Cuando hablamos de ballet clásico en nuestras cabezas aparece el retrato de una esbelta bailarina de tez clara vestida con tutú, cuyos movimientos etéreos y frágiles nos hacen pensar en ella como un ser de otro mundo. Esta imagen se establece tras la representación de La Sílfide, obra paradigmática del ballet romántico.
En ella, la bailarina italiana Marie Taglioni portaba un corpiño ajustado con unas pequeñas alas situadas en la espalda y un gran escote que dejaba lucir sus hombros, una falda acampanada hasta media pierna compuesta por capas de gasa y muselina y unas zapatillas de color rosa. La repercusión tanto de la bailarina como de la obra fijarán el ideal estético del ballet, así La Sílfide pasa a ser un prototipo a imitar.
Esto se hace evidente al observar las creaciones posteriores como por ejemplo Giselle, donde se establece el mismo código de vestir. En ella un cuerpo ajustado con los hombros al descubierto, falda o tutú, como se conocerá a partir de entonces, de gasa muselina o tul, siempre de color blanco, además de mallas y zapatillas de raso rosa. La incorporación de este atuendo fue tal que los trajes pasaron a ser utilizados tanto para clases y ensayos como para espectáculos.

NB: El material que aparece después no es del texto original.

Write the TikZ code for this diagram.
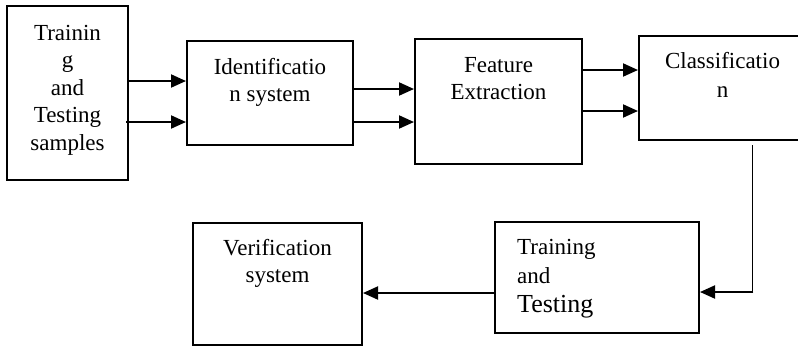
\documentclass[tikz,border=0pt]{standalone}
\usepackage{fontspec}
\setmainfont{Liberation Serif}
\usetikzlibrary{arrows.meta}
\tikzset{
  box/.style={draw, line width=2pt, inner sep=0pt},
  txt/.style={inner sep=0pt, anchor=base, font=\fontsize{23}{27}\selectfont},
  arr/.style={line width=2pt, -{Triangle[length=15pt,width=13pt]}},
  thinlink/.style={line width=1.3pt}
}
\begin{document}
\begin{tikzpicture}[x=1pt,y=-1pt]
\useasboundingbox (0,0) rectangle (798,349);

% process blocks
\node[box, minimum width=121pt, minimum height=174pt] (b1) at (67.5,93) {};
\node[box, minimum width=166pt, minimum height=104pt] (b2) at (270,93) {};
\node[box, minimum width=167pt, minimum height=125pt] (b3) at (498.5,101.5) {};
\node[box, minimum width=167pt, minimum height=104pt] (b4) at (722.5,88) {};
\node[box, minimum width=204pt, minimum height=111pt] (b5) at (597,277.5) {};
\node[box, minimum width=169pt, minimum height=122pt] (b6) at (277.5,284) {};

% block labels
\node[txt] (t1a) at (67.5,40) {Trainin};
\node[txt] (t1b) at (67.5,67) {g};
\node[txt] (t1c) at (67.5,95) {and};
\node[txt] (t1d) at (67.5,122) {Testing};
\node[txt] (t1e) at (67.5,150) {samples};

\node[txt] (t2a) at (270,74) {Identificatio};
\node[txt] (t2b) at (270,101) {n system};

\node[txt] (t3a) at (498.5,72) {Feature};
\node[txt] (t3b) at (498.5,99) {Extraction};

\node[txt] (t4a) at (722.5,68) {Classificatio};
\node[txt] (t4b) at (722.5,97) {n};

\node[txt, anchor=base west] (t5a) at (517,254) {Training};
\node[txt, anchor=base west] (t5b) at (517,283) {and};
\node[txt, anchor=base west, font=\fontsize{26}{30}\selectfont] (t5c) at (517,312) {Testing};

\node[txt] (t6a) at (277.5,255) {Verification};
\node[txt] (t6b) at (277.5,282) {system};

% forward flow
\draw[arr] (b1.east |- 0,81) -- (b2.west |- 0,81);
\draw[arr] ([xshift=-3pt]b1.east |- 0,122) -- (b2.west |- 0,122);
\draw[arr] (b2.east |- 0,89) -- (b3.west |- 0,89);
\draw[arr] ([xshift=-2pt]b2.east |- 0,122) -- (b3.west |- 0,122);
\draw[arr] (b3.east |- 0,70) -- (b4.west |- 0,70);
\draw[arr] ([xshift=-2pt]b3.east |- 0,111) -- (b4.west |- 0,111);

% return path
\coordinate (c1) at (752.7,145);
\coordinate (c2) at (752.7,292);
\draw[thinlink] (c1) -- (c2);
\draw[arr] ([xshift=0.6pt]c2) -- (b5.east |- c2);
\draw[arr] (b5.west |- 0,293) -- (b6.east |- 0,293);
\end{tikzpicture}
\end{document}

Da la sensación como si al final este vestuario en concreto se acabara incorporando al ballet como una especie de uniforme o ropa especial de trabajo.
El tutú, prenda por excelencia del ballet, así como el resto de la indumentaria, tuvo muy poca evolución durante el siglo XIX, pese a que el tutú sí que fue reduciendo su tamaño. La renovación de toda la imagen del ballet vendrá más tarde por parte de Rusia, un arte hasta ahora liderado por Francia. La llegada de los Ballets Rusos de Diáguilev triunfará y producirán un cambio rotundo en la moda. El vestuario de estos ballets pasará a ser más variado, lleno de colores llamativos y con un aire oriental lejos de la uniformación a la que nos tenía acostumbrado el Ballet Romántico.